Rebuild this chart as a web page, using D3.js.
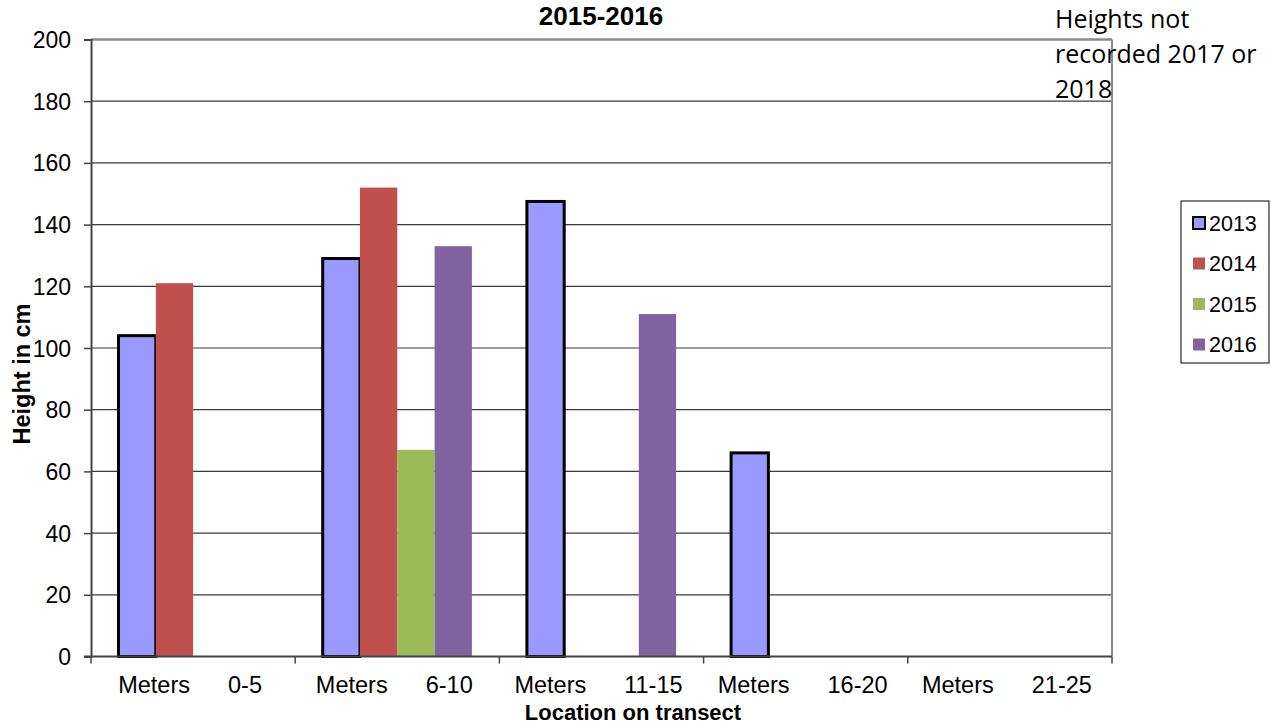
<!DOCTYPE html>
<html>
<head>
<meta charset="utf-8">
<script src="https://cdn.jsdelivr.net/npm/d3@7"></script>
<style>
    body { margin: 0; background: #fff; }
    svg { display: block; font-family: Arial, "Liberation Sans", sans-serif; }
</style>
</head>
<body>
<div id="chart"></div>
<script>
// Bar heights by transect location, one array per year (null = no bar)
const categories = ['0-5', '6-10', '11-15', '16-20', '21-25'];
const years = ['2013', '2014', '2015', '2016'];
const values2013 = [104, 129, 147.5, 66, null];
const values2014 = [121, 152, null, null, null];
const values2015 = [null, 67, null, null, null];
const values2016 = [null, 133, 111, null, null];
const yTicks = [0, 20, 40, 60, 80, 100, 120, 140, 160, 180, 200];
const noteLines = ['Heights not', 'recorded 2017 or', '2018'];

const colors = { '2013': '#9999FF', '2014': '#C0504D', '2015': '#9BBB59', '2016': '#8064A2' };
const seriesValues = { '2013': values2013, '2014': values2014, '2015': values2015, '2016': values2016 };

function createChart(containerId) {
    const W = 1271, H = 727;
    const plot = { left: 91, right: 1112, top: 39.5, bottom: 656.5 };

    d3.select(`#${containerId}`).selectAll('*').remove();

    const svg = d3.select(`#${containerId}`)
        .append('svg')
        .attr('width', W)
        .attr('height', H);

    // Scales
    const x = d3.scaleBand()
        .domain(categories)
        .range([plot.left, plot.right]);

    const xInner = d3.scaleBand()
        .domain(years)
        .range([27.5, x.bandwidth() - 27.5]);

    const y = d3.scaleLinear()
        .domain([0, 200])
        .range([plot.bottom, plot.top]);

    // Grid lines
    svg.append('g')
        .selectAll('line')
        .data(yTicks.filter(d => d > 0 && d < 200))
        .enter()
        .append('line')
        .attr('x1', plot.left)
        .attr('x2', plot.right)
        .attr('y1', d => y(d))
        .attr('y2', d => y(d))
        .style('stroke', '#3a3a3a')
        .style('stroke-width', 1.2);

    // Plot frame top / right
    svg.append('line')
        .attr('x1', plot.left).attr('x2', plot.right)
        .attr('y1', y(200)).attr('y2', y(200))
        .style('stroke', '#8a8a8a').style('stroke-width', 2.5);
    svg.append('line')
        .attr('x1', plot.right).attr('x2', plot.right)
        .attr('y1', y(200)).attr('y2', y(0))
        .style('stroke', '#8a8a8a').style('stroke-width', 2);

    // Bars
    const barData = [];
    categories.forEach((c, i) => {
        years.forEach(yr => {
            const v = seriesValues[yr][i];
            if (v != null) barData.push({ cat: c, year: yr, value: v });
        });
    });

    svg.append('g')
        .selectAll('rect')
        .data(barData)
        .enter()
        .append('rect')
        .attr('x', d => x(d.cat) + xInner(d.year))
        .attr('y', d => y(d.value))
        .attr('width', xInner.bandwidth())
        .attr('height', d => y(0) - y(d.value))
        .style('fill', d => colors[d.year])
        .style('stroke', d => d.year === '2013' ? '#000' : 'none')
        .style('stroke-width', 3);

    // Left axis
    const yAxis = svg.append('g')
        .attr('transform', `translate(${plot.left},0)`)
        .call(d3.axisLeft(y).tickValues(yTicks).tickSize(7).tickPadding(13));
    yAxis.select('.domain').style('stroke', '#444').style('stroke-width', 2);
    yAxis.selectAll('.tick line').style('stroke', '#444').style('stroke-width', 1.5);
    yAxis.selectAll('.tick text')
        .style('font-size', '23px')
        .style('fill', '#000')
        .attr('dy', '0.35em');

    // Bottom axis: ticks at category boundaries
    const bounds = categories.map(c => x(c)).concat([plot.right]);
    svg.append('line')
        .attr('x1', plot.left - 7).attr('x2', plot.right)
        .attr('y1', y(0)).attr('y2', y(0))
        .style('stroke', '#444').style('stroke-width', 2);
    svg.append('g')
        .selectAll('line')
        .data(bounds)
        .enter()
        .append('line')
        .attr('x1', d => d).attr('x2', d => d)
        .attr('y1', y(0)).attr('y2', y(0) + 7)
        .style('stroke', '#444').style('stroke-width', 1.5);

    // Category labels: "Meters" + range
    const labels = svg.append('g')
        .selectAll('text')
        .data(categories)
        .enter()
        .append('text')
        .attr('x', d => x(d) + x.bandwidth() / 2 - 3)
        .attr('y', 693)
        .style('text-anchor', 'middle')
        .style('font-size', '23.5px');
    labels.append('tspan').text('Meters');
    labels.append('tspan').attr('dx', 38).text(d => d);

    // Titles
    svg.append('text')
        .attr('x', 601)
        .attr('y', 25)
        .style('text-anchor', 'middle')
        .style('font-size', '26px')
        .style('font-weight', 'bold')
        .text('2015-2016');

    svg.append('text')
        .attr('transform', 'rotate(-90)')
        .attr('x', -374)
        .attr('y', 30)
        .style('text-anchor', 'middle')
        .style('font-size', '23.5px')
        .style('font-weight', 'bold')
        .text('Height in cm');

    svg.append('text')
        .attr('x', 633)
        .attr('y', 720)
        .style('text-anchor', 'middle')
        .style('font-size', '22px')
        .style('font-weight', 'bold')
        .text('Location on transect');

    // Note in the top right corner
    svg.append('g')
        .selectAll('text')
        .data(noteLines)
        .enter()
        .append('text')
        .attr('x', 1055)
        .attr('y', (d, i) => 28 + i * 35)
        .style('font-family', '"Open Sans", sans-serif')
        .style('font-size', '25px')
        .style('fill', '#000')
        .text(d => d);

    // Legend
    const legendBox = { x: 1181, y: 201, w: 88, h: 162 };
    svg.append('rect')
        .attr('x', legendBox.x)
        .attr('y', legendBox.y)
        .attr('width', legendBox.w)
        .attr('height', legendBox.h)
        .style('fill', '#fff')
        .style('stroke', '#000')
        .style('stroke-width', 1);

    const legend = svg.selectAll('.legend')
        .data(years)
        .enter()
        .append('g')
        .attr('class', 'legend')
        .attr('transform', (d, i) => `translate(${legendBox.x + 12},${legendBox.y + 22 + i * 40.5})`);

    legend.append('rect')
        .attr('x', 0)
        .attr('y', -6)
        .attr('width', 12)
        .attr('height', 12)
        .style('fill', d => colors[d])
        .style('stroke', d => d === '2013' ? '#000' : 'none')
        .style('stroke-width', 2);

    legend.append('text')
        .attr('x', 16)
        .attr('y', 0)
        .attr('dy', '.35em')
        .style('font-size', '21.5px')
        .text(d => d);
}

createChart('chart');
</script>
</body>
</html>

* **TASK INSTRUCTIONS**:
Pictures excluded, quote all the data above exactly.

* **EXERCISE OUTPUT**:
Rebuild this chart as a web page, using D3.js.
<!DOCTYPE html>
<html>
<head>
<meta charset="utf-8">
<script src="https://cdn.jsdelivr.net/npm/d3@7"></script>
<style>
    body { margin: 0; background: #fff; }
    svg { display: block; font-family: Arial, "Liberation Sans", sans-serif; }
</style>
</head>
<body>
<div id="chart"></div>
<script>
// Bar heights by transect location, one array per year (null = no bar)
const categories = ['0-5', '6-10', '11-15', '16-20', '21-25'];
const years = ['2013', '2014', '2015', '2016'];
const values2013 = [104, 129, 147.5, 66, null];
const values2014 = [121, 152, null, null, null];
const values2015 = [null, 67, null, null, null];
const values2016 = [null, 133, 111, null, null];
const yTicks = [0, 20, 40, 60, 80, 100, 120, 140, 160, 180, 200];
const noteLines = ['Heights not', 'recorded 2017 or', '2018'];

const colors = { '2013': '#9999FF', '2014': '#C0504D', '2015': '#9BBB59', '2016': '#8064A2' };
const seriesValues = { '2013': values2013, '2014': values2014, '2015': values2015, '2016': values2016 };

function createChart(containerId) {
    const W = 1271, H = 727;
    const plot = { left: 91, right: 1112, top: 39.5, bottom: 656.5 };

    d3.select(`#${containerId}`).selectAll('*').remove();

    const svg = d3.select(`#${containerId}`)
        .append('svg')
        .attr('width', W)
        .attr('height', H);

    // Scales
    const x = d3.scaleBand()
        .domain(categories)
        .range([plot.left, plot.right]);

    const xInner = d3.scaleBand()
        .domain(years)
        .range([27.5, x.bandwidth() - 27.5]);

    const y = d3.scaleLinear()
        .domain([0, 200])
        .range([plot.bottom, plot.top]);

    // Grid lines
    svg.append('g')
        .selectAll('line')
        .data(yTicks.filter(d => d > 0 && d < 200))
        .enter()
        .append('line')
        .attr('x1', plot.left)
        .attr('x2', plot.right)
        .attr('y1', d => y(d))
        .attr('y2', d => y(d))
        .style('stroke', '#3a3a3a')
        .style('stroke-width', 1.2);

    // Plot frame top / right
    svg.append('line')
        .attr('x1', plot.left).attr('x2', plot.right)
        .attr('y1', y(200)).attr('y2', y(200))
        .style('stroke', '#8a8a8a').style('stroke-width', 2.5);
    svg.append('line')
        .attr('x1', plot.right).attr('x2', plot.right)
        .attr('y1', y(200)).attr('y2', y(0))
        .style('stroke', '#8a8a8a').style('stroke-width', 2);

    // Bars
    const barData = [];
    categories.forEach((c, i) => {
        years.forEach(yr => {
            const v = seriesValues[yr][i];
            if (v != null) barData.push({ cat: c, year: yr, value: v });
        });
    });

    svg.append('g')
        .selectAll('rect')
        .data(barData)
        .enter()
        .append('rect')
        .attr('x', d => x(d.cat) + xInner(d.year))
        .attr('y', d => y(d.value))
        .attr('width', xInner.bandwidth())
        .attr('height', d => y(0) - y(d.value))
        .style('fill', d => colors[d.year])
        .style('stroke', d => d.year === '2013' ? '#000' : 'none')
        .style('stroke-width', 3);

    // Left axis
    const yAxis = svg.append('g')
        .attr('transform', `translate(${plot.left},0)`)
        .call(d3.axisLeft(y).tickValues(yTicks).tickSize(7).tickPadding(13));
    yAxis.select('.domain').style('stroke', '#444').style('stroke-width', 2);
    yAxis.selectAll('.tick line').style('stroke', '#444').style('stroke-width', 1.5);
    yAxis.selectAll('.tick text')
        .style('font-size', '23px')
        .style('fill', '#000')
        .attr('dy', '0.35em');

    // Bottom axis: ticks at category boundaries
    const bounds = categories.map(c => x(c)).concat([plot.right]);
    svg.append('line')
        .attr('x1', plot.left - 7).attr('x2', plot.right)
        .attr('y1', y(0)).attr('y2', y(0))
        .style('stroke', '#444').style('stroke-width', 2);
    svg.append('g')
        .selectAll('line')
        .data(bounds)
        .enter()
        .append('line')
        .attr('x1', d => d).attr('x2', d => d)
        .attr('y1', y(0)).attr('y2', y(0) + 7)
        .style('stroke', '#444').style('stroke-width', 1.5);

    // Category labels: "Meters" + range
    const labels = svg.append('g')
        .selectAll('text')
        .data(categories)
        .enter()
        .append('text')
        .attr('x', d => x(d) + x.bandwidth() / 2 - 3)
        .attr('y', 693)
        .style('text-anchor', 'middle')
        .style('font-size', '23.5px');
    labels.append('tspan').text('Meters');
    labels.append('tspan').attr('dx', 38).text(d => d);

    // Titles
    svg.append('text')
        .attr('x', 601)
        .attr('y', 25)
        .style('text-anchor', 'middle')
        .style('font-size', '26px')
        .style('font-weight', 'bold')
        .text('2015-2016');

    svg.append('text')
        .attr('transform', 'rotate(-90)')
        .attr('x', -374)
        .attr('y', 30)
        .style('text-anchor', 'middle')
        .style('font-size', '23.5px')
        .style('font-weight', 'bold')
        .text('Height in cm');

    svg.append('text')
        .attr('x', 633)
        .attr('y', 720)
        .style('text-anchor', 'middle')
        .style('font-size', '22px')
        .style('font-weight', 'bold')
        .text('Location on transect');

    // Note in the top right corner
    svg.append('g')
        .selectAll('text')
        .data(noteLines)
        .enter()
        .append('text')
        .attr('x', 1055)
        .attr('y', (d, i) => 28 + i * 35)
        .style('font-family', '"Open Sans", sans-serif')
        .style('font-size', '25px')
        .style('fill', '#000')
        .text(d => d);

    // Legend
    const legendBox = { x: 1181, y: 201, w: 88, h: 162 };
    svg.append('rect')
        .attr('x', legendBox.x)
        .attr('y', legendBox.y)
        .attr('width', legendBox.w)
        .attr('height', legendBox.h)
        .style('fill', '#fff')
        .style('stroke', '#000')
        .style('stroke-width', 1);

    const legend = svg.selectAll('.legend')
        .data(years)
        .enter()
        .append('g')
        .attr('class', 'legend')
        .attr('transform', (d, i) => `translate(${legendBox.x + 12},${legendBox.y + 22 + i * 40.5})`);

    legend.append('rect')
        .attr('x', 0)
        .attr('y', -6)
        .attr('width', 12)
        .attr('height', 12)
        .style('fill', d => colors[d])
        .style('stroke', d => d === '2013' ? '#000' : 'none')
        .style('stroke-width', 2);

    legend.append('text')
        .attr('x', 16)
        .attr('y', 0)
        .attr('dy', '.35em')
        .style('font-size', '21.5px')
        .text(d => d);
}

createChart('chart');
</script>
</body>
</html>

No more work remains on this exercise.